The Ministry of Defence has denied the United Kingdom has failed to reach NATO’s defence spending target of 2% of GDP.

British defence spending was 1.98% of GDP in 2016 say the International Institute for Strategic Studies, below the 2% target set out by NATO.

 

An MOD Spokesperson said:

“These figures are wrong: NATO’s own figures clearly show that the UK spends over 2% of its GDP on defence. Our defence budget is the biggest in Europe, the second largest in NATO, and it is growing each year as we invest £178 billion in new equipment and the UK steps up globally, with new ships, submarines and aircraft over the next decade.”

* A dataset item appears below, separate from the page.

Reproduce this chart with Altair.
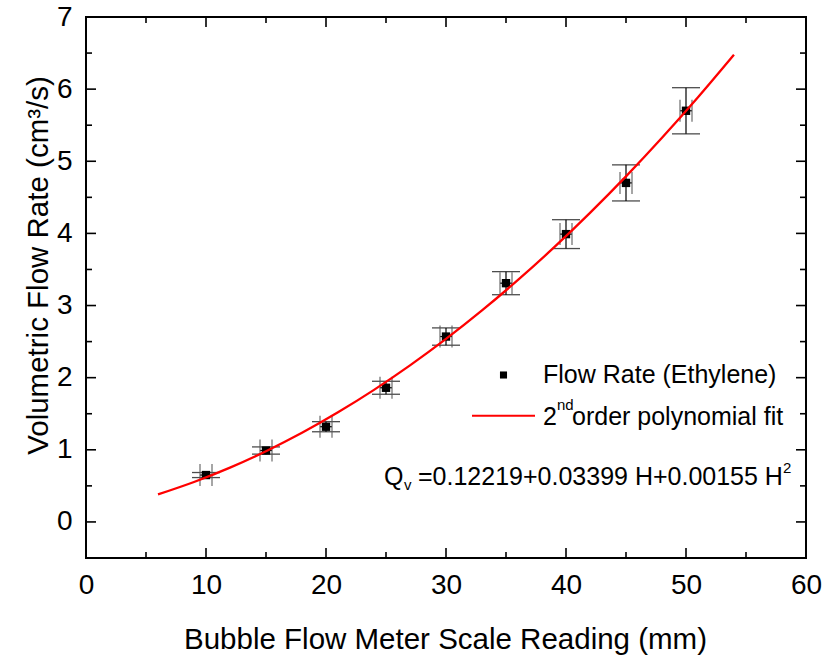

In 2006, NATO allies set a target to spend 2% of Gross Domestic Product on defence. The UK oftens meets this target but when reporting its defence expenditure to NATO, the UK now includes several items of expenditure which had not previously been included.

IISS director general John Chipman said:

“In 2016, only two European Nato states – Greece and Estonia – met the aim to spend 2 per cent of their GDP on defence, down from four European states that met this measure in 2015. The UK dipped slightly below this at 1.98 per cent, as its economy grew faster in 2016 than its defence spending.

“Nonetheless, the UK remained the only European state in the world’s top five defence spenders in 2016. If all Nato European countries were in 2016 to have met this 2 per cent of GDP target, their defence spending would have needed to rise by over 40 per cent.”

Recently, Labour MP Wayne David claimed that the 2% target was being met including retired personnel’s pensions, the government have so far declined to comment on this.

The United States has repeatedly called on European allies to contribute more and in recent years NATO’s Secretary General described declining European defence budgets as unsustainable when compared with increased Russian spending on its military.

3 COMMENTS

  1. The 2% target is clearly non-science, only a handful of countries make it and so we should forget about it and focus on capability. It seems the government is spending way too much time focusing on fudging figures to say its making this fake target (and i suspect we are not alone and all other nato countries are doing the same). I would rather the debate around capability rather than constantly this stupid figure.

    If there was a set way to calculate it, we could compare country vs country, but clearly its heavily open to interpretation and so non-sense.

    • Good reply. We need to decide what we want to do based on a foreign policy that is cohesive. No matter how small or how large our commitment the defence budget should be about making sure that we have the finest equipment for what we have decided to achieve, not the other way around.